The strong interplay involving distinct structural phases and competing magnetic orders found in CrI3 raised several implications on the understanding of past and ongoing investigations on this material. In light of our findings, it is not surprising that thin layer CrI3 assumed a monoclinic structure and consequently an AFM ordering12,14,15 as that is one of the phases stabilised in bulk. Indeed, when bulk CrI3 is exfoliated in a glove-box at room-temperature, monoclinic is the phase present in the structure. This phase does not change to rhombohedral as several groups had observed in different samples, devices, and conditions15,17,20,24,25,26. The coexistence of rhombohedral and monoclinic in bulk CrI3 may suggest that both FM and AFM couplings are present over the entire crystal with no preference whether layers are more exposed to the surface or internal to the system24,27. The mixing of both structural phases is also a strong asset for breaking the inversion symmetry in centrosymmetric materials28 and consequently the appearance of chiral interactions (i.e., Dzyaloshinskii-Moriya)23,29,30. In systems where the competition between single-ion anisotropy and dipolar-filed is not substantial, geometrical faults may contribute to the appearance of topologically non-trivial spin textures. Furthermore, the observation of the coexistence of two structures in bulk CrI3 provides an interesting framework for further theoretical and experimental investigations. Such as in terms of crystal prediction at different temperatures and phase-mixing (e.g., random structure search), stacking order organisation at low energy cost, and spin-lattice mechanisms for unknown magnetic phases.


CrI3 bulk crystal growth

Chromium triiodide crystals were grown using the chemical vapour transport technique. Chromium powder (99.5% Sigma-Aldrich) and anhydrous iodine beads (99.999% Sigma-Aldrich) were mixed in a 1:3 ratio in an argon atmosphere inside a glovebox. 972 mg of the mixture were loaded into a silica ampoule with a length, inner diameter and outer diameter of 500 mm, 15 mm and 16 mm respectively. Additional details in Supplementary Notes 1.

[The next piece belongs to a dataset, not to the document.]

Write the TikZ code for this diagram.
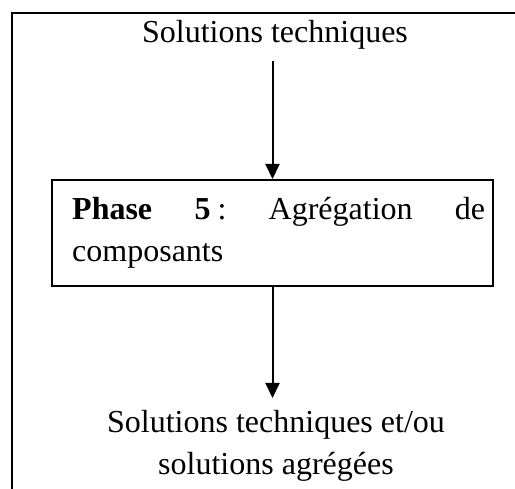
\documentclass[tikz,border=0pt]{standalone}
\usepackage{fontspec}
\setmainfont{Liberation Serif}
\usetikzlibrary{arrows.meta}
\begin{document}
\begin{tikzpicture}[x=1pt,y=-1pt,
  txt/.style={inner sep=0pt, font=\fontsize{32}{42}\selectfont},
  frameline/.style={line width=2.4pt},
  phasebox/.style={draw, line width=2pt, minimum width=441pt, minimum height=106pt, inner sep=0pt},
  flow/.style={line width=2pt, -{Triangle[length=15pt,width=14pt]}}]
\useasboundingbox (0,0) rectangle (515,489);
\draw[frameline] (516,13) -- (12,13) -- (12,490);
\node[txt, anchor=base] (top) at (275,43) {Solutions techniques};
\node[phasebox] (box) at (272.5,233) {};
\node[txt, anchor=base west] (boxtext) at (72,220) {\parbox[t]{413pt}{\textbf{Phase}\hfill\textbf{5}\hspace{7pt}:\hfill Agrégation\hfill de\\composants}};
\node[txt, anchor=base] (bottom) at (276,433) {\parbox[t]{450pt}{\centering Solutions techniques et/ou\\solutions agrégées}};
\coordinate (s1) at (272.5,61);
\coordinate (e2) at (272.5,398);
\draw[flow] (s1) -- (box.north);
\draw[flow] (box.south) -- (e2);
\end{tikzpicture}
\end{document}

μSR experiment and analysis

The μSR method is based on the observation of the time evolution of the spin polarization \(\overrightarrow{P}\)(t) of the muon ensemble. In μSR experiments an intense beam (pμ= 29 MeV/c) of 100 % spin-polarized muons is stopped in the sample. Currently available instruments allow essentially a background free μSR measurement at ambient conditions31. Additional details in Supplementary Notes 2.

SQUID magnetometry

Magnetization curves and zero-field-cooled/field-cooled susceptibility sweeps were carried out in a SQUID magnetomoter (Quantum Design MPMS-XL-7) on single crystals of CrI3 were the relative orientation of the basal plane of the sample with the external magnetic field (both AC and DC) is controlled. Additional details in Supplementary Notes 3.

Synchrotron X-ray diffraction measurements

Synchrotron X-ray powder diffraction (SXRPD) measurements were performed at the the new Material Science Powder Diffraction beamline at ALBA Synchrotron. Powder Diffr., 28, S360–S370 (2013), proposal no. 2021014858. (Barcelona, Spain) using the multi-crystal analyser MAD detector system. Additional details in Supplementary Notes 4.